__Material for this exercise__:
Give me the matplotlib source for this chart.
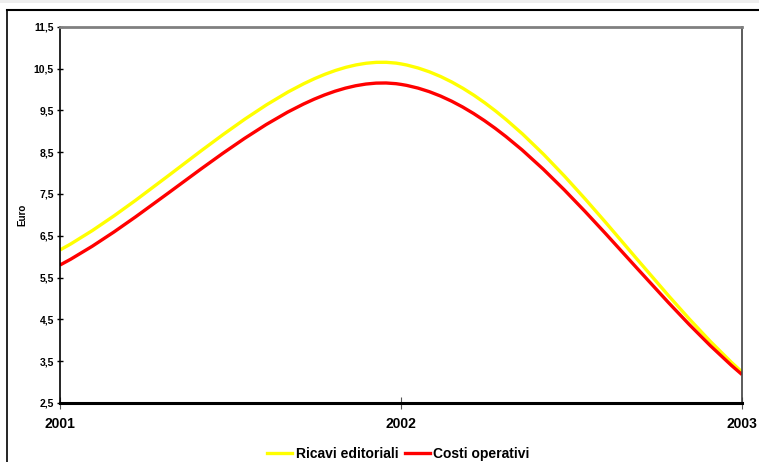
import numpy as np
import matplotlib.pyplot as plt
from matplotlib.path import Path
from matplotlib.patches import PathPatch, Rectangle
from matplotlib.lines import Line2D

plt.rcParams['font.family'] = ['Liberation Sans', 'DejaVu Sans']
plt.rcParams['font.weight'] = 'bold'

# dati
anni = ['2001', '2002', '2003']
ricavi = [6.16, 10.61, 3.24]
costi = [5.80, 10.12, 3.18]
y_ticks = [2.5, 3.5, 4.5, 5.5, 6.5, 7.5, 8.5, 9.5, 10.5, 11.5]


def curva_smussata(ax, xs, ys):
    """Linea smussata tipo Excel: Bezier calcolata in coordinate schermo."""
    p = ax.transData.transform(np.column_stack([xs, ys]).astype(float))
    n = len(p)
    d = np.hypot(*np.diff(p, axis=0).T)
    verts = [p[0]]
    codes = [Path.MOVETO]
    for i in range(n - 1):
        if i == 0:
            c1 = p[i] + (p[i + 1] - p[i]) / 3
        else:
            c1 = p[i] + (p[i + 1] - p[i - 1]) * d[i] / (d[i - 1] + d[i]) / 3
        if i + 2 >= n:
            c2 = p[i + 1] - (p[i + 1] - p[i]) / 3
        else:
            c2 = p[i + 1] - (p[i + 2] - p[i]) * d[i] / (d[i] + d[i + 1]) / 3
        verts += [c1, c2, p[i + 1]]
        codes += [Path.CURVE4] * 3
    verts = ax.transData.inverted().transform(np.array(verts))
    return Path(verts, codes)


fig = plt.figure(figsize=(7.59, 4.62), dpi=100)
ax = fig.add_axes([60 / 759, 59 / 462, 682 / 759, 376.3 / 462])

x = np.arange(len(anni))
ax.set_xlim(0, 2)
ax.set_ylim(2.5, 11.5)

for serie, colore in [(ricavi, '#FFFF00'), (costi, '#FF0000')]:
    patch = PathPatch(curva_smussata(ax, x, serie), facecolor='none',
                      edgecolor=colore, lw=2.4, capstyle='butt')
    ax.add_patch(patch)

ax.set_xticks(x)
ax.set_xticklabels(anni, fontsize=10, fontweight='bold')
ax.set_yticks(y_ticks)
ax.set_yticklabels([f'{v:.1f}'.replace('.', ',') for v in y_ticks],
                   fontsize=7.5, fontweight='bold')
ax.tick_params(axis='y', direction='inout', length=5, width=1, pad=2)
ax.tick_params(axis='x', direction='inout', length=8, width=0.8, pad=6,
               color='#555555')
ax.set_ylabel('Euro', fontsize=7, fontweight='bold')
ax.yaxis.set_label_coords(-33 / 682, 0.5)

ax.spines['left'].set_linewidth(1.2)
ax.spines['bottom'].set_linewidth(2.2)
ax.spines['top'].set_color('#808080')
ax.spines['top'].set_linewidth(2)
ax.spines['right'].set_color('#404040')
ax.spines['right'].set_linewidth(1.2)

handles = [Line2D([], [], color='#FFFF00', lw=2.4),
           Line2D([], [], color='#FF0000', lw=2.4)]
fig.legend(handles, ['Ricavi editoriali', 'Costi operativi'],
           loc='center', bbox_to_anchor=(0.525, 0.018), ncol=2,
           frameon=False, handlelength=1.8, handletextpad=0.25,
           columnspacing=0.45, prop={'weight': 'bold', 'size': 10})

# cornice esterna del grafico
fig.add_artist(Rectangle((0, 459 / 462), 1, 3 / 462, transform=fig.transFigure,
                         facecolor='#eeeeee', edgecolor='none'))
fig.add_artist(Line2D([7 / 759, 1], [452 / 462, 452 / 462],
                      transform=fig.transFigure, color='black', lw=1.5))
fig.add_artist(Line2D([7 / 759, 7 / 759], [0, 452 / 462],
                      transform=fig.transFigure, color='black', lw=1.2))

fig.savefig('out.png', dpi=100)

==

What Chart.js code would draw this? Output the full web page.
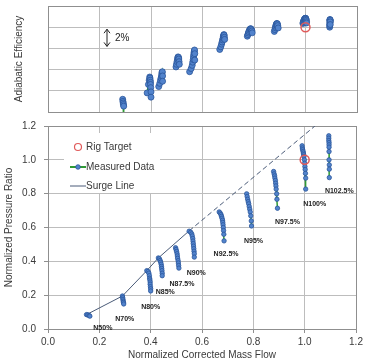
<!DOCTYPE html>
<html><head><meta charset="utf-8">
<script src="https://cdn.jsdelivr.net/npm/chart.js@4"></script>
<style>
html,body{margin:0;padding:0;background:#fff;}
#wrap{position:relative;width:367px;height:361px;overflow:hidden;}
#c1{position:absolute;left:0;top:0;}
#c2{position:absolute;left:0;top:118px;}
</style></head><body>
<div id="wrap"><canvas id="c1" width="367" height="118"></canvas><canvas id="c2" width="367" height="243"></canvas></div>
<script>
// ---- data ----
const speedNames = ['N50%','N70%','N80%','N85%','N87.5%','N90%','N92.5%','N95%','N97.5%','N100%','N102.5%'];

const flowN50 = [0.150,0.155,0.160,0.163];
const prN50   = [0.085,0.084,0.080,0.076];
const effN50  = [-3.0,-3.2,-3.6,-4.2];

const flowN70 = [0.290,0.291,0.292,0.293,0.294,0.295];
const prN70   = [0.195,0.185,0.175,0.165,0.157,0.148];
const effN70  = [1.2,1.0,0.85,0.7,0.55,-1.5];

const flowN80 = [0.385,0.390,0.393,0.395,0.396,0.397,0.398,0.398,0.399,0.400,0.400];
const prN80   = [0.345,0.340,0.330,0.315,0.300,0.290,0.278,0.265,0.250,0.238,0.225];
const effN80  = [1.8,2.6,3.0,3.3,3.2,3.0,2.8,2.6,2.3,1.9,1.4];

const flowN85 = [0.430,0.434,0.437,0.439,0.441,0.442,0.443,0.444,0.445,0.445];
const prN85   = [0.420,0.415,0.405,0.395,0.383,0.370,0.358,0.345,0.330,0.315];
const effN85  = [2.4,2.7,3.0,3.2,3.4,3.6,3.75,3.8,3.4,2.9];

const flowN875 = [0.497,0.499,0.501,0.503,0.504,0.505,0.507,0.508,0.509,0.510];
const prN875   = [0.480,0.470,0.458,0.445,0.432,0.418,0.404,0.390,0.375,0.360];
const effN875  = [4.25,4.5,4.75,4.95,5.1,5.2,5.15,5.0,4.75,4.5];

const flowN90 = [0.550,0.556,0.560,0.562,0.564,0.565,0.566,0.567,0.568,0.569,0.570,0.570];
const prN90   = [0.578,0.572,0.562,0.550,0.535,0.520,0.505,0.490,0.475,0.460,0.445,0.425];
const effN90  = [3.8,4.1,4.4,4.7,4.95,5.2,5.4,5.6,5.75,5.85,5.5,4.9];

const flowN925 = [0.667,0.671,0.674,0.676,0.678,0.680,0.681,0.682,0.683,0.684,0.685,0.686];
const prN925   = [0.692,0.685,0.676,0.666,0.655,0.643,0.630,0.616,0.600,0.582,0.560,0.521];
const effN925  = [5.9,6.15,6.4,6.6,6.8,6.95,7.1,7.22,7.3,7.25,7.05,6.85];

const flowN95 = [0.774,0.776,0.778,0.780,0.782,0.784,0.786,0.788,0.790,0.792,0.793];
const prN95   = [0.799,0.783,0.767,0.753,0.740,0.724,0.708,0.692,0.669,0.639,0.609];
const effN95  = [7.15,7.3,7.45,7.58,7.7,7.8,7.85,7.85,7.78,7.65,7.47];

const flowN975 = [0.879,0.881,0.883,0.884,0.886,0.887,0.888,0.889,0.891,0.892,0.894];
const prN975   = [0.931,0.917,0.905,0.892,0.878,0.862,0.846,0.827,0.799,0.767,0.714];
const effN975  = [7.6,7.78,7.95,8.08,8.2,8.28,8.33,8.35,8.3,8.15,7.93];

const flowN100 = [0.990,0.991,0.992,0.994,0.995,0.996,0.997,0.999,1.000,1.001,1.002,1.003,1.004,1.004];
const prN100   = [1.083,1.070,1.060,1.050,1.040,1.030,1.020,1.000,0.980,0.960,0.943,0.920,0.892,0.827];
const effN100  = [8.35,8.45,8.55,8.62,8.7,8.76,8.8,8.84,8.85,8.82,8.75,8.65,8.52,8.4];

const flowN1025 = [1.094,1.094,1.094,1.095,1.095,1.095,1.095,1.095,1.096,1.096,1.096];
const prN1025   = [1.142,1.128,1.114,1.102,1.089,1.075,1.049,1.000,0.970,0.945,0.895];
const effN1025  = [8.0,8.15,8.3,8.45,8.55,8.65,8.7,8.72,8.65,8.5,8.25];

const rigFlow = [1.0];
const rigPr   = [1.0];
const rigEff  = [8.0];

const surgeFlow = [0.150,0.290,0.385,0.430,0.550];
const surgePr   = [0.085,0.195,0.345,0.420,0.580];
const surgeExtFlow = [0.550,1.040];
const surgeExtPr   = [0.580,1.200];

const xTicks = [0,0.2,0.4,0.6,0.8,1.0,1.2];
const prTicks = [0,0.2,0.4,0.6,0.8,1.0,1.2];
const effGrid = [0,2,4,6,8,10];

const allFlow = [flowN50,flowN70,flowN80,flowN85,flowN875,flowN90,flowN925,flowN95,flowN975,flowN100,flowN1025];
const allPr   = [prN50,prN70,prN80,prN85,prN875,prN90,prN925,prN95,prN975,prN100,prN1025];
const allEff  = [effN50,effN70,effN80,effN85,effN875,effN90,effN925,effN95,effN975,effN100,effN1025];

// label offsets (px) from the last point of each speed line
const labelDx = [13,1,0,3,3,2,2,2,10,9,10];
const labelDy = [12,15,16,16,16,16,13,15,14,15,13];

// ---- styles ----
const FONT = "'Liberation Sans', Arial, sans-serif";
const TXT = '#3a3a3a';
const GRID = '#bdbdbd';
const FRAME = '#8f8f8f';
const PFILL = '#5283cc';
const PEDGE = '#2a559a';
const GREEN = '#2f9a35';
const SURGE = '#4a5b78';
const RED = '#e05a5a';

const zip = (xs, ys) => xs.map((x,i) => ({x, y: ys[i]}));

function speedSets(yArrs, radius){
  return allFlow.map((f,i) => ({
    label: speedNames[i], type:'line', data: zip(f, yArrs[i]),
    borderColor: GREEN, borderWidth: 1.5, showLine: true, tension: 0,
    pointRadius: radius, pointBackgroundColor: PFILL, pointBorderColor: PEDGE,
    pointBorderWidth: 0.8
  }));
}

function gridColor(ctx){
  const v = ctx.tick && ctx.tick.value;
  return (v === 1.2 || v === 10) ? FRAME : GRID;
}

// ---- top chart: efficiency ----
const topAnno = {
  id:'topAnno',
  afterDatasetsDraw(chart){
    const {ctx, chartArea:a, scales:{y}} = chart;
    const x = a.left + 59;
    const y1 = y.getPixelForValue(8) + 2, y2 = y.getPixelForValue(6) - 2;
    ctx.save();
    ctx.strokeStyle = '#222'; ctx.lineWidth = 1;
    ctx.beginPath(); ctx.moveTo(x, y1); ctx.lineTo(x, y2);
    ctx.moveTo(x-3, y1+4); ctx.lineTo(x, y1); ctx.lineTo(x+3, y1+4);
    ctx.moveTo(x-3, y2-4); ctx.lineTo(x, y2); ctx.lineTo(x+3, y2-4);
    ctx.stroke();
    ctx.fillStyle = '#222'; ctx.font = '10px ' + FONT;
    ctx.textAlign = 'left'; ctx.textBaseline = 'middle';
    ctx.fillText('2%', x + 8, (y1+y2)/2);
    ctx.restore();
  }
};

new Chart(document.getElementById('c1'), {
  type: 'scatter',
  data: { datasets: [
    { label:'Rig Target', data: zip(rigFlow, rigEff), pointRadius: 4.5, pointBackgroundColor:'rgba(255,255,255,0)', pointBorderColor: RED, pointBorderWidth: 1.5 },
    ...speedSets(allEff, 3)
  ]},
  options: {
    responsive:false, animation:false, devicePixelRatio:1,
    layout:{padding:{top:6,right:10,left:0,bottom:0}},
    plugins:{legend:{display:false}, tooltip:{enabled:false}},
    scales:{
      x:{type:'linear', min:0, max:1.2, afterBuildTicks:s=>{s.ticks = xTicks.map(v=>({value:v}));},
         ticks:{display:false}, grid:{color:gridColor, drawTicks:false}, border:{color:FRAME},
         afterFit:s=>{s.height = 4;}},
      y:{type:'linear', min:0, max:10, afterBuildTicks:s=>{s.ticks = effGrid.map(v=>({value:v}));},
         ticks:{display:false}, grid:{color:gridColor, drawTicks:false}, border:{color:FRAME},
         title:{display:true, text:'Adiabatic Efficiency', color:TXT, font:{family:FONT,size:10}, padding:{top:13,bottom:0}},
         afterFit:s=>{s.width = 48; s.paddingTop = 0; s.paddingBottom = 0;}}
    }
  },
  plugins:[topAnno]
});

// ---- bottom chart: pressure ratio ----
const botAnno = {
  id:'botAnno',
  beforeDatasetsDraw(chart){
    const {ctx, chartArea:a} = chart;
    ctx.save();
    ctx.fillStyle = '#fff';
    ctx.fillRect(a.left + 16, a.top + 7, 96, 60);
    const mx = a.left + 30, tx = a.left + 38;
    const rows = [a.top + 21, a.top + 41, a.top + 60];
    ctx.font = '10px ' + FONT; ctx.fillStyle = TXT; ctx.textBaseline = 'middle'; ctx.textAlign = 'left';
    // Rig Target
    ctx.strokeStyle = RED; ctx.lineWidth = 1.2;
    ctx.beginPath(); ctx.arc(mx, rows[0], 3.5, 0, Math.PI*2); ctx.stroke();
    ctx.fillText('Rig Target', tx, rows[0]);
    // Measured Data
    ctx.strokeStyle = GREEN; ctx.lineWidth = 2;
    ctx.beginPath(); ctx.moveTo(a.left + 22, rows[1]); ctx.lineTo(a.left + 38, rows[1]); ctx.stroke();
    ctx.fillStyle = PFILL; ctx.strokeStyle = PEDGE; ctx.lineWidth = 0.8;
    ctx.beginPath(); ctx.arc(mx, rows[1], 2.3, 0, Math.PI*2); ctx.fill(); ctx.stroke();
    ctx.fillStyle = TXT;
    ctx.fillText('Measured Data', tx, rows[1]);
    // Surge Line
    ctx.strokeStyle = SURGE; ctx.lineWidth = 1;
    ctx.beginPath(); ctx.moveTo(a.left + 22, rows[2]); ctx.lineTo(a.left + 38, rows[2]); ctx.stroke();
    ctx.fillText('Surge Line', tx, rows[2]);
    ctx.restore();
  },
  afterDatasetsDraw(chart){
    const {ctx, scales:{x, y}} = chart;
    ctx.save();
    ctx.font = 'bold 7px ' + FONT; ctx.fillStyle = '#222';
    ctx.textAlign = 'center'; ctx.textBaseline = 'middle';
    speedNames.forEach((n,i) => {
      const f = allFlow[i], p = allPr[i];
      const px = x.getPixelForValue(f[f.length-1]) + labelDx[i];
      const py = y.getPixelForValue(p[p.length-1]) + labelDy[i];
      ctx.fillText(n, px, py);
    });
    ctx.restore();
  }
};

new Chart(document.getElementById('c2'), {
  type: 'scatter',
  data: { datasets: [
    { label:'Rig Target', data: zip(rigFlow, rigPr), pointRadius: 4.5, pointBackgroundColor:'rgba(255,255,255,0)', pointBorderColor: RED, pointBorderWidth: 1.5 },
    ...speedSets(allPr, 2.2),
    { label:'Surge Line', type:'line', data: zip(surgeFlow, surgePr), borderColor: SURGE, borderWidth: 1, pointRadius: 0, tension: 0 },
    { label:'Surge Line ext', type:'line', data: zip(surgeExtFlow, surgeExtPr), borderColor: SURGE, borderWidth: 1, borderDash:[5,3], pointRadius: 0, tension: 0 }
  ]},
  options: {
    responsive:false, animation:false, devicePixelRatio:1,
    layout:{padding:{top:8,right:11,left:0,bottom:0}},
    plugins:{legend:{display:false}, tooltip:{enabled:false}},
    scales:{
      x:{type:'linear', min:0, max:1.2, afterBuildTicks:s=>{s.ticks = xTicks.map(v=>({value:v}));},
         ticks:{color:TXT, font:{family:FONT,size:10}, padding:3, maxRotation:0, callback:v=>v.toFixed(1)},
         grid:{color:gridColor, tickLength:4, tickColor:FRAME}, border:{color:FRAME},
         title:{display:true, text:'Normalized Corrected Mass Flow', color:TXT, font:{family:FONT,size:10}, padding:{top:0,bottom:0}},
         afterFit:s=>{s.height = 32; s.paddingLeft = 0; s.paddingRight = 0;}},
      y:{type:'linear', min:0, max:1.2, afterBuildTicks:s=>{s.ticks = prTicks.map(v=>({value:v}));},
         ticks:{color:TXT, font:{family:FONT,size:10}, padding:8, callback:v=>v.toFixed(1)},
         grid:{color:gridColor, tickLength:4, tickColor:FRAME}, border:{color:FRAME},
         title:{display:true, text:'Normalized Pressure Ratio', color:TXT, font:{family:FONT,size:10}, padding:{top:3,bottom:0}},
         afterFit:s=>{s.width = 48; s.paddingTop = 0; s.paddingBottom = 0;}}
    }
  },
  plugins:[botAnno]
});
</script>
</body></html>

* * *

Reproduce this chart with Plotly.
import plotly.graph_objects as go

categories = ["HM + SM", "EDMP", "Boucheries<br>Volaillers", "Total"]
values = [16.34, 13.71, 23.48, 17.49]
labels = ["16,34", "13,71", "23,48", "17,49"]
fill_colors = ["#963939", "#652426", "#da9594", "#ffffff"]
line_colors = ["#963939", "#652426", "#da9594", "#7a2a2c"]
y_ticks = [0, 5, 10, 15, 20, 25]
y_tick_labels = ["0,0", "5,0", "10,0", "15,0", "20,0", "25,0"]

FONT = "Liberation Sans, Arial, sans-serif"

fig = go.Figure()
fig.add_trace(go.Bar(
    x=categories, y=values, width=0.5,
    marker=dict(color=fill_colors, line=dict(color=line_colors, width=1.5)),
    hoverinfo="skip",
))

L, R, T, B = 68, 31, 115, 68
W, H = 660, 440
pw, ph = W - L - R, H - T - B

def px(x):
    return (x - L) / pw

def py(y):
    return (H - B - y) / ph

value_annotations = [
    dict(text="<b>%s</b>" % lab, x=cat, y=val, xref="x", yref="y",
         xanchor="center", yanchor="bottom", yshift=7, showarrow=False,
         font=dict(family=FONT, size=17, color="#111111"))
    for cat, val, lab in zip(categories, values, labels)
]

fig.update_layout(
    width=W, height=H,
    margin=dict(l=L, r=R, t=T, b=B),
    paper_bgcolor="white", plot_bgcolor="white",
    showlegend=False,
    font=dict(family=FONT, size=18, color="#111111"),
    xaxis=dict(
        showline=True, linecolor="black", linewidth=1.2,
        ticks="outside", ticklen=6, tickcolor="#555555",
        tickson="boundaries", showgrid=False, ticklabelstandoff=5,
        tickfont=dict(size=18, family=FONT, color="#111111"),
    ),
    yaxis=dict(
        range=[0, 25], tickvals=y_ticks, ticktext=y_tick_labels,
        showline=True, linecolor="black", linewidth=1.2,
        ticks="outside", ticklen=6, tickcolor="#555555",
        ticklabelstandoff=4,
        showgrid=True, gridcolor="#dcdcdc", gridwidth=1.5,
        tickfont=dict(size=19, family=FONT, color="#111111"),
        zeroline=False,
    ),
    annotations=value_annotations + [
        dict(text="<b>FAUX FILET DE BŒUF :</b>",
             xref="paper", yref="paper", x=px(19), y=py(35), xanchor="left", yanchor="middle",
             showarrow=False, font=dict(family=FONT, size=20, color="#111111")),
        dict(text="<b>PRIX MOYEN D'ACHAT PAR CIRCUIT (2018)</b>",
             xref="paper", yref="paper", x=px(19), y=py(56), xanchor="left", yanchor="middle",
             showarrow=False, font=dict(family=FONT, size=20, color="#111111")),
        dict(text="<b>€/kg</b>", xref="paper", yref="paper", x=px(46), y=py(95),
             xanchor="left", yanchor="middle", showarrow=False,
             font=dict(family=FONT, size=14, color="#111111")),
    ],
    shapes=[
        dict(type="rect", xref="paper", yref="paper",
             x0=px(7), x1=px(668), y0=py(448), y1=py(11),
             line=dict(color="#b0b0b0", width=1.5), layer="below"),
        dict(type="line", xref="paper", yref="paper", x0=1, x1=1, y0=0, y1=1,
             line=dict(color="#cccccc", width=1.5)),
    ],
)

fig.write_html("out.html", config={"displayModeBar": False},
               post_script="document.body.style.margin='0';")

__What to work on__: Word for word, retype the lines in the entries above that run from the one with "Give me the matplotlib source for this chart." through the one with "return Path(verts, codes)". Both ends count; pictures do not.

__Written answer__:
Give me the matplotlib source for this chart.
import numpy as np
import matplotlib.pyplot as plt
from matplotlib.path import Path
from matplotlib.patches import PathPatch, Rectangle
from matplotlib.lines import Line2D

plt.rcParams['font.family'] = ['Liberation Sans', 'DejaVu Sans']
plt.rcParams['font.weight'] = 'bold'

# dati
anni = ['2001', '2002', '2003']
ricavi = [6.16, 10.61, 3.24]
costi = [5.80, 10.12, 3.18]
y_ticks = [2.5, 3.5, 4.5, 5.5, 6.5, 7.5, 8.5, 9.5, 10.5, 11.5]


def curva_smussata(ax, xs, ys):
    """Linea smussata tipo Excel: Bezier calcolata in coordinate schermo."""
    p = ax.transData.transform(np.column_stack([xs, ys]).astype(float))
    n = len(p)
    d = np.hypot(*np.diff(p, axis=0).T)
    verts = [p[0]]
    codes = [Path.MOVETO]
    for i in range(n - 1):
        if i == 0:
            c1 = p[i] + (p[i + 1] - p[i]) / 3
        else:
            c1 = p[i] + (p[i + 1] - p[i - 1]) * d[i] / (d[i - 1] + d[i]) / 3
        if i + 2 >= n:
            c2 = p[i + 1] - (p[i + 1] - p[i]) / 3
        else:
            c2 = p[i + 1] - (p[i + 2] - p[i]) * d[i] / (d[i] + d[i + 1]) / 3
        verts += [c1, c2, p[i + 1]]
        codes += [Path.CURVE4] * 3
    verts = ax.transData.inverted().transform(np.array(verts))
    return Path(verts, codes)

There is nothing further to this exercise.